Narrated from the point of view of Patroclus, Achilles’s companion and lover, the novel explores the great love of these two figures and the way ‘forbidden’ love is navigated by family, nation and gods. The novel is roughly divided in two with the first half setting up the relationship between Patroclus and Achilles, along with establishing Achilles’s god-like (or godly?) powers and the future the two men want for themselves (along with the likely future). The second half takes on the Trojan War itself, narrating battles, but more interested in how a ten year war/seige is waged and the impact on the local communities/the flourishing of camp life.
Fascinating throughout is the extent to which Achiells is motivated by his desire for historic longevity – to be known as a hero on par with Hercules (the reader is of course more than aware that he certainly succeeds in establishing himself as a legendary hero) – and his willingness to sacrifice – almost – anything to gain this longevity.

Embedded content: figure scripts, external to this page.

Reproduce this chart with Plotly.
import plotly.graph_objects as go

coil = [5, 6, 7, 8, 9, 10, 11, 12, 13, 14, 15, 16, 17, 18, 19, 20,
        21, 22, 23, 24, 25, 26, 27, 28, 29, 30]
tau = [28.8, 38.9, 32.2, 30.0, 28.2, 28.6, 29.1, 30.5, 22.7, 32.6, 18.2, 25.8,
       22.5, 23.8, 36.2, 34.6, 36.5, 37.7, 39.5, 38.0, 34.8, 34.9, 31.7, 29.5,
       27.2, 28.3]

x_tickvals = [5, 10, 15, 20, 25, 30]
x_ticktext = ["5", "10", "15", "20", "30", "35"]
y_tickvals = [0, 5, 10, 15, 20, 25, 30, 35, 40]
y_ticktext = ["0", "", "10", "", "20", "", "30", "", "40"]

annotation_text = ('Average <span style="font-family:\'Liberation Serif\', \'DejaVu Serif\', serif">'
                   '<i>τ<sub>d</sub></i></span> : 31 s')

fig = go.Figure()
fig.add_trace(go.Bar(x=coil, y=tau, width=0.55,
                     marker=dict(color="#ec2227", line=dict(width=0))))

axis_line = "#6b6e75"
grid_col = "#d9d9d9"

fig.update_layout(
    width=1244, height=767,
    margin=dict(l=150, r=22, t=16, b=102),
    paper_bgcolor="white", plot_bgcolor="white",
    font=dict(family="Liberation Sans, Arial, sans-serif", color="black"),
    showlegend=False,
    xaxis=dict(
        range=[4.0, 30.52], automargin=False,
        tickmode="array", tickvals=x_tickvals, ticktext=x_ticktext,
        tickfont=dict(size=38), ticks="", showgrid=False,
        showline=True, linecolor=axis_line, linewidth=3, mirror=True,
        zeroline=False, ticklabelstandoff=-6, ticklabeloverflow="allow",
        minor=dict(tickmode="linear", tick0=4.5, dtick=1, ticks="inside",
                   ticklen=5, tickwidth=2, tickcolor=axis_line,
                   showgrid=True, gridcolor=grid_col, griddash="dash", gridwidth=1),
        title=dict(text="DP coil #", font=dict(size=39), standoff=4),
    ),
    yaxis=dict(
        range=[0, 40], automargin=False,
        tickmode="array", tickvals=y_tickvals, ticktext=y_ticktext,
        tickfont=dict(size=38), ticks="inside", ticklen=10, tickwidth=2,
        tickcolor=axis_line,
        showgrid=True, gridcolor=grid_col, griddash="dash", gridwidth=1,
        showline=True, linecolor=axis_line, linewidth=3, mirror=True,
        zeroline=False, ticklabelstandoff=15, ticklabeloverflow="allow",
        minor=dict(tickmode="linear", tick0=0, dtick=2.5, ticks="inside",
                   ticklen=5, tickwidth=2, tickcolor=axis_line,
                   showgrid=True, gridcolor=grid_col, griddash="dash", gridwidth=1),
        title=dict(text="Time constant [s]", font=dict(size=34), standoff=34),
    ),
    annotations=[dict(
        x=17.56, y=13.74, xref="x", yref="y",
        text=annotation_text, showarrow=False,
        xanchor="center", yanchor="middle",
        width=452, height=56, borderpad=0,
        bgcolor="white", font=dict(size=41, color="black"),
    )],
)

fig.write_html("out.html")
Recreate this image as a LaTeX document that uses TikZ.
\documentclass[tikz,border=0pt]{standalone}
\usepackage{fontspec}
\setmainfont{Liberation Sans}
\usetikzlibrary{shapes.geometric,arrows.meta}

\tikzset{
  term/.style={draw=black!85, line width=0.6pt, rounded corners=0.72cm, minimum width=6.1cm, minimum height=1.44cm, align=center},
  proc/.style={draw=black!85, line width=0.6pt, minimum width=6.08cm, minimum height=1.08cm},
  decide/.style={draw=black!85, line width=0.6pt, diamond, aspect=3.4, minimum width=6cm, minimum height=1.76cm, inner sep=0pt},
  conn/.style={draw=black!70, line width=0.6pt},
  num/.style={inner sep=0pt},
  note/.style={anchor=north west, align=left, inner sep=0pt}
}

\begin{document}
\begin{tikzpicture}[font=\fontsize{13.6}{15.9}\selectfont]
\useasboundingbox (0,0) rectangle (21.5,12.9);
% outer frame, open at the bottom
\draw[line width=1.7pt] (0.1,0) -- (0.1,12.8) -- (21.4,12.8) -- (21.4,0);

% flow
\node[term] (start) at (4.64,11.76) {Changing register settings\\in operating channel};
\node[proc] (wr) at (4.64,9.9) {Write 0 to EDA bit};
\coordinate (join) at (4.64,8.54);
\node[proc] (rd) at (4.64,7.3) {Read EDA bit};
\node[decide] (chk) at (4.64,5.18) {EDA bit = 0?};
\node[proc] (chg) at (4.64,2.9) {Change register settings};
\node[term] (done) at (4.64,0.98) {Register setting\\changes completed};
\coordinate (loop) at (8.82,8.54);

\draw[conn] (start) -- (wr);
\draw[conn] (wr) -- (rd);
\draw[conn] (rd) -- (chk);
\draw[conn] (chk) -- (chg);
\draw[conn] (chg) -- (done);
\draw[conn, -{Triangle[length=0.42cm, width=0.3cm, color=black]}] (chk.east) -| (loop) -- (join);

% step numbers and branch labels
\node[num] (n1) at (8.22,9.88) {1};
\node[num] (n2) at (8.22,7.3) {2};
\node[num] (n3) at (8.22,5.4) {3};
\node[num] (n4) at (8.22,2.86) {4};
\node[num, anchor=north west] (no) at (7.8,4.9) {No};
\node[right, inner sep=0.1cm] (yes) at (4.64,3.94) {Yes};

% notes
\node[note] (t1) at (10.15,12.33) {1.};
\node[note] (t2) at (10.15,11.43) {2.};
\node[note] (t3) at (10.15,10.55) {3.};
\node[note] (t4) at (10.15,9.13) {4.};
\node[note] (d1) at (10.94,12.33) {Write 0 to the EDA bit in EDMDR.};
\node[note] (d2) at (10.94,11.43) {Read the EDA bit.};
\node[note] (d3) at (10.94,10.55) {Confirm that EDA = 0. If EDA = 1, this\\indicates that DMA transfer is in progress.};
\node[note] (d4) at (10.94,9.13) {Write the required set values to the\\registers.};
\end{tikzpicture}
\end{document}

For Patroclus motivations are more nobel, but no less ambitious: he wants the same for Achilles, but he wants – more modestly – their life together to continue in perpetuity. The way the two work together to secure Achilles his heroic claim is a study in expressions of love and sacrifice for love. I do think the rendering of Patroclus as (ultimately) the ‘greater’ Greek is fascinating as it sets up an alternate portrait of heroics: not battle success, but self-sacrifice, gentleness and, crucically, care for the vulnerable.
So yes. I resolve to get back to vacation, but let my eagerness to post this be evidence of the quality of the book and not (as is also likely the case) my inability to take a proper rest.